Here, Schmidt's testimony established that the stop of the defendant's vehicle was lawful, based upon the first-hand observations of Olivieri, which were imparted to Schmidt ( see People v. Green, 13 A.D.3d at 646, 789 N.Y.S.2d 500; see also People v. Orellana, 62 A.D.3d 813, 881 N.Y.S.2d 102). Probable cause for the defendant's arrest also was established through Olivieri's observations, as imparted to Schmidt, together with Schmidt's own personal observations ( see People v. Green, 13 A.D.3d at 646, 789 N.Y.S.2d 500; see also People v. Orellana, 62 A.D.3d at 813, 881 N.Y.S.2d 102).

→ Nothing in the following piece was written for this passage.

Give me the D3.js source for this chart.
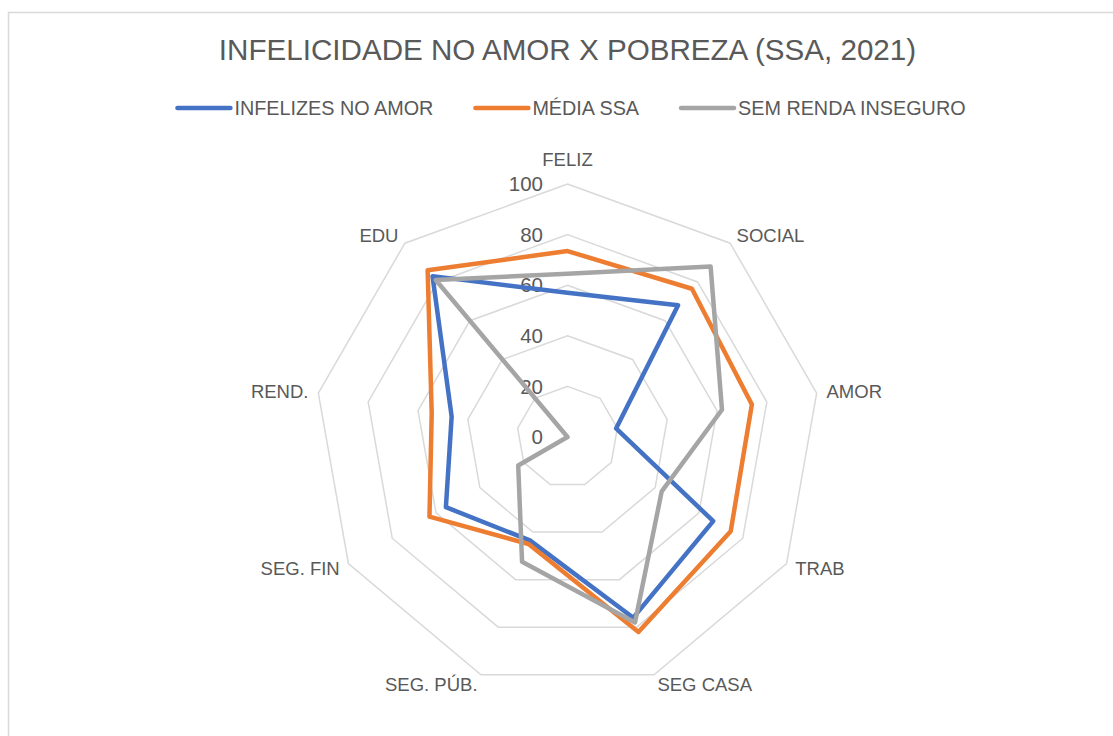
<!DOCTYPE html>
<html>
<head>
<meta charset="utf-8">
<script src="https://cdn.jsdelivr.net/npm/d3@7"></script>
<style>
  body { margin: 0; background: #fff; }
</style>
</head>
<body>
<div id="chart"></div>
<script>
// axes of the radar, clockwise from the top
const axes = ["FELIZ", "SOCIAL", "AMOR", "TRAB", "SEG CASA", "SEG. PÚB.", "SEG. FIN", "REND.", "EDU"];
const seriesNames = ["INFELIZES NO AMOR", "MÉDIA SSA", "SEM RENDA INSEGURO"];
const infelizes = [57, 68, 19.5, 66.5, 76, 43.5, 55.5, 46.5, 83];
const mediaSSA = [73.5, 76.5, 74, 74.5, 82, 45, 63, 54.5, 86];
const semRenda = [64.5, 88, 62, 43, 78, 52.5, 22.5, 0, 81];
const ticks = [0, 20, 40, 60, 80, 100];
const colors = ["#4472C4", "#ED7D31", "#A5A5A5"];

const width = 1113, height = 736;
const cx = 567.5, cy = 437, R = 253;
const textColor = "#595959";

const svg = d3.select("#chart")
  .append("svg")
    .attr("width", width)
    .attr("height", height)
    .attr("font-family", "'Liberation Sans', Arial, sans-serif");

// chart frame (runs off the right and bottom edges)
svg.append("rect")
  .attr("x", 8.5).attr("y", 12.5)
  .attr("width", 1200).attr("height", 1000)
  .attr("fill", "none")
  .attr("stroke", "#d9d9d9")
  .attr("stroke-width", 1.5);

svg.append("text")
  .attr("x", cx).attr("y", 60)
  .attr("text-anchor", "middle")
  .attr("font-size", 29.6)
  .attr("fill", textColor)
  .text("INFELICIDADE NO AMOR X POBREZA (SSA, 2021)");

const r = d3.scaleLinear().domain([0, 100]).range([0, R]);
const angle = d3.scalePoint().domain(axes).range([0, 2 * Math.PI * (axes.length - 1) / axes.length]);

function pt(axis, v) {
  const a = angle(axis);
  return [cx + r(v) * Math.sin(a), cy - r(v) * Math.cos(a)];
}

const g = svg.append("g");

// rings
g.selectAll(".ring").data(ticks.filter(t => t > 0)).enter()
  .append("polygon")
    .attr("class", "ring")
    .attr("points", t => axes.map(a => pt(a, t).join(",")).join(" "))
    .attr("fill", "none")
    .attr("stroke", "#d9d9d9")
    .attr("stroke-width", 1.5);

// tick labels
g.selectAll(".tick").data(ticks).enter()
  .append("text")
    .attr("class", "tick")
    .attr("x", cx - 24.5)
    .attr("y", t => cy - r(t))
    .attr("dy", "0.35em")
    .attr("text-anchor", "end")
    .attr("font-size", 20.5)
    .attr("fill", textColor)
    .text(t => t);

// axis labels
g.selectAll(".axlabel").data(axes).enter()
  .append("text")
    .attr("class", "axlabel")
    .attr("x", a => cx + (R + 10) * Math.sin(angle(a)))
    .attr("y", a => {
      const s = Math.sin(angle(a)), c = Math.cos(angle(a));
      let y = cy - (R + 10) * c;
      if (Math.abs(s) < 0.1) y -= Math.sign(c) * 14;
      return y;
    })
    .attr("dy", "0.35em")
    .attr("text-anchor", a => {
      const s = Math.sin(angle(a));
      return s > 0.1 ? "start" : (s < -0.1 ? "end" : "middle");
    })
    .attr("font-size", 18.5)
    .attr("fill", textColor)
    .text(a => a);

// series
const allSeries = [infelizes, mediaSSA, semRenda];
const line = d3.line().curve(d3.curveLinearClosed);

g.selectAll(".series").data(allSeries).enter()
  .append("path")
    .attr("class", "series")
    .attr("d", vals => line(axes.map((a, i) => pt(a, vals[i]))))
    .attr("fill", "none")
    .attr("stroke", (d, i) => colors[i])
    .attr("stroke-width", 4.5)
    .attr("stroke-linejoin", "round");

// legend, laid out from the text widths then centred
const legend = svg.append("g");
const items = legend.selectAll(".item").data(seriesNames).enter()
  .append("g").attr("class", "item");
items.append("line")
  .attr("x1", 0).attr("x2", 53)
  .attr("y1", 108).attr("y2", 108)
  .attr("stroke", (d, i) => colors[i])
  .attr("stroke-width", 4.5)
  .attr("stroke-linecap", "round");
items.append("text")
  .attr("x", 57).attr("y", 115)
  .attr("font-size", 19.8)
  .attr("fill", textColor)
  .text(d => d);

let xPos = 0;
items.each(function() {
  const w = 57 + d3.select(this).select("text").node().getComputedTextLength();
  d3.select(this).attr("transform", `translate(${xPos},0)`);
  xPos += w + 42;
});
const total = xPos - 42;
legend.attr("transform", `translate(${cx + 4 - total / 2},0)`);
</script>
</body>
</html>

Contrary to the Supreme Court's conclusion, the decision of the United States Supreme Court in Crawford v. Washington, 541 U.S. 36, 124 S.Ct. 1354, 158 L.Ed.2d 177 does not require a different result. In Crawford, the Supreme Court considered whether particular evidence admitted at trial violated the defendant's right to confrontation under the Sixth Amendment of the United States Constitution ( see id. at 38; see also Pennsylvania v. Ritchie, 480 U.S. 39, 52, 107 S.Ct. 989, 94 L.Ed.2d 40; Barber v. Page, 390 U.S. 719, 725, 88 S.Ct. 1318, 20 L.Ed.2d 255), and did not address the admission of hearsay evidence in pretrial suppression hearings ( see People v. Brink, 31 A.D.3d 1139, 818 N.Y.S.2d 374).
The defendant's remaining contention is not properly before this Court ( seeCPL 470.35[1]; People v. LaFontaine, 92 N.Y.2d 470, 474, 682 N.Y.S.2d 671, 705 N.E.2d 663).
Accordingly, that branch of the defendant's omnibus motion which was to suppress physical evidence and his statements to law enforcement officials on the ground that they were derived from an unlawful stop of the defendant's vehicle should have been denied. Since the Supreme Court did not determine that branch of the defendant's omnibus motion which was to suppress the defendant's statements to law enforcement officials on the ground that the statements were involuntary, we remit the matter to the Supreme Court, Nassau County, to determine that branch of the motion.